Warning: Data will be permanently lost if the component preceding the memory limiter in the telemetry pipeline does not correctly retry sending data after it has been refused by the memory limiter. We consider such components to be incorrectly implemented.

When the memory usage is above the hard limit the processor will additionally force garbage collection to be performed.

Normal operation is resumed when memory usage drops below the soft limit, meaning data will no longer be refused and the processor won't force garbage collection to be performed.

Best Practices

Note that while the processor can help mitigate out of memory situations, it is not a replacement for properly sizing and configuring the collector. Keep in mind that if the soft limit is crossed, the collector will return errors to all receive operations until enough memory is freed. This may eventually result in dropped data since the receivers may not be able to retry the data indefinitely.

It is highly recommended to configure the GOMEMLIMIT environment variable as well as the memory_limiter processor on every collector. GOMEMLIMIT should be set to 80% of the hard memory limit of your collector. For the memory_limiter processor, the best practice is to add it as the first processor in a pipeline. This is to ensure that backpressure can be sent to applicable receivers and minimize the likelihood of dropped data when the memory_limiter gets triggered.

The value of the spike_limit_mib configuration option should be selected in a way that ensures that memory usage cannot increase by more than this value within a single memory check interval. Otherwise, memory usage may exceed the hard limit, even if temporarily. A good starting point for spike_limit_mib is 20% of the hard limit. Bigger spike_limit_mib values may be necessary for spiky traffic or for longer check intervals.

Configuration

Please refer to memorylimiter.go for the config spec.

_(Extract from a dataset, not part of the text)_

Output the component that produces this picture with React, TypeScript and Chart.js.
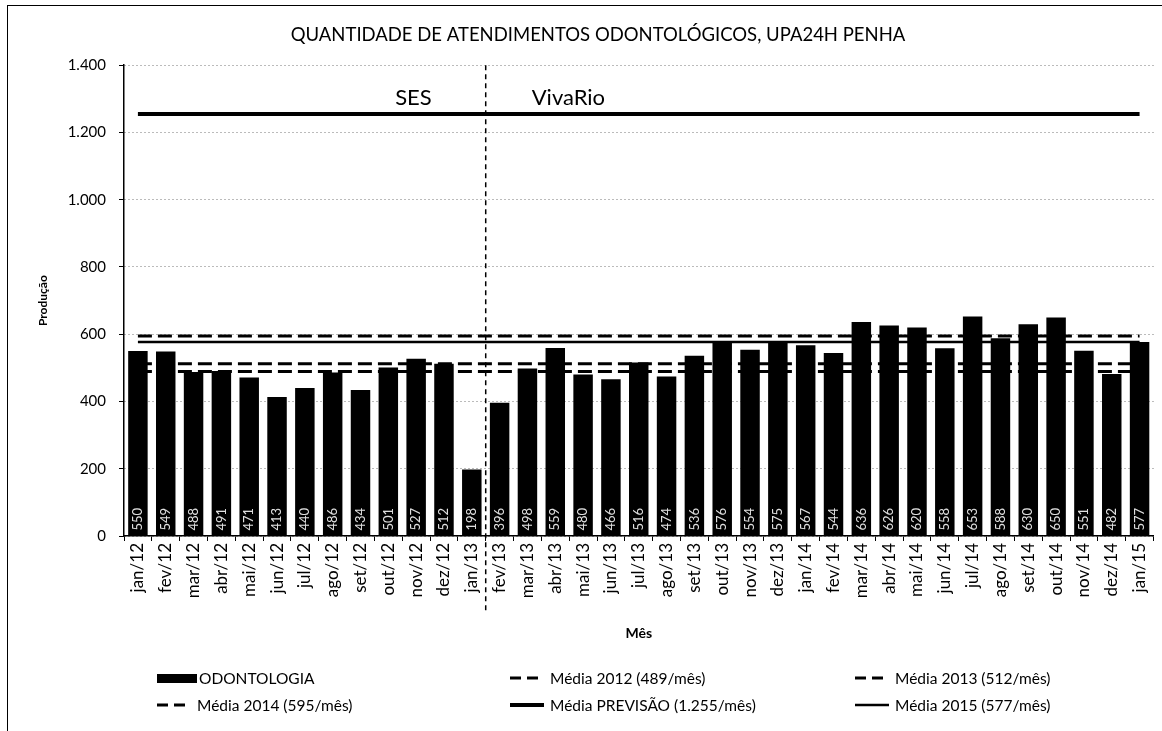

The following configuration options must be changed:

  • check_interval (default = 0s): Time between measurements of memory usage. The recommended value is 1 second. If the expected traffic to the Collector is very spiky then decrease the check_interval or increase spike_limit_mib to avoid memory usage going over the hard limit.
  • limit_mib (default = 0): Maximum amount of memory, in MiB, targeted to be allocated by the process heap. Note that typically the total memory usage of process will be about 50MiB higher than this value. This defines the hard limit.
  • spike_limit_mib (default = 20% of limit_mib): Maximum spike expected between the measurements of memory usage. The value must be less than limit_mib. The soft limit value will be equal to (limit_mib - spike_limit_mib). The recommended value for spike_limit_mib is about 20% limit_mib.
  • limit_percentage (default = 0): Maximum amount of total memory targeted to be allocated by the process heap. This configuration is supported on Linux systems with cgroups and it's intended to be used in dynamic platforms like docker. This option is used to calculate memory_limit from the total available memory. For instance setting of 75% with the total memory of 1GiB will result in the limit of 750 MiB. The fixed memory setting (limit_mib) takes precedence over the percentage configuration.
  • spike_limit_percentage (default = 0): Maximum spike expected between the measurements of memory usage. The value must be less than limit_percentage. This option is used to calculate spike_limit_mib from the total available memory. For instance setting of 25% with the total memory of 1GiB will result in the spike limit of 250MiB. This option is intended to be used only with limit_percentage.

Examples:

processors:
  memory_limiter:
    check_interval: 1s
    limit_mib: 4000
    spike_limit_mib: 800
processors:
  memory_limiter:
    check_interval: 1s
    limit_percentage: 50
    spike_limit_percentage: 30

Refer to config.yaml for detailed examples on using the processor.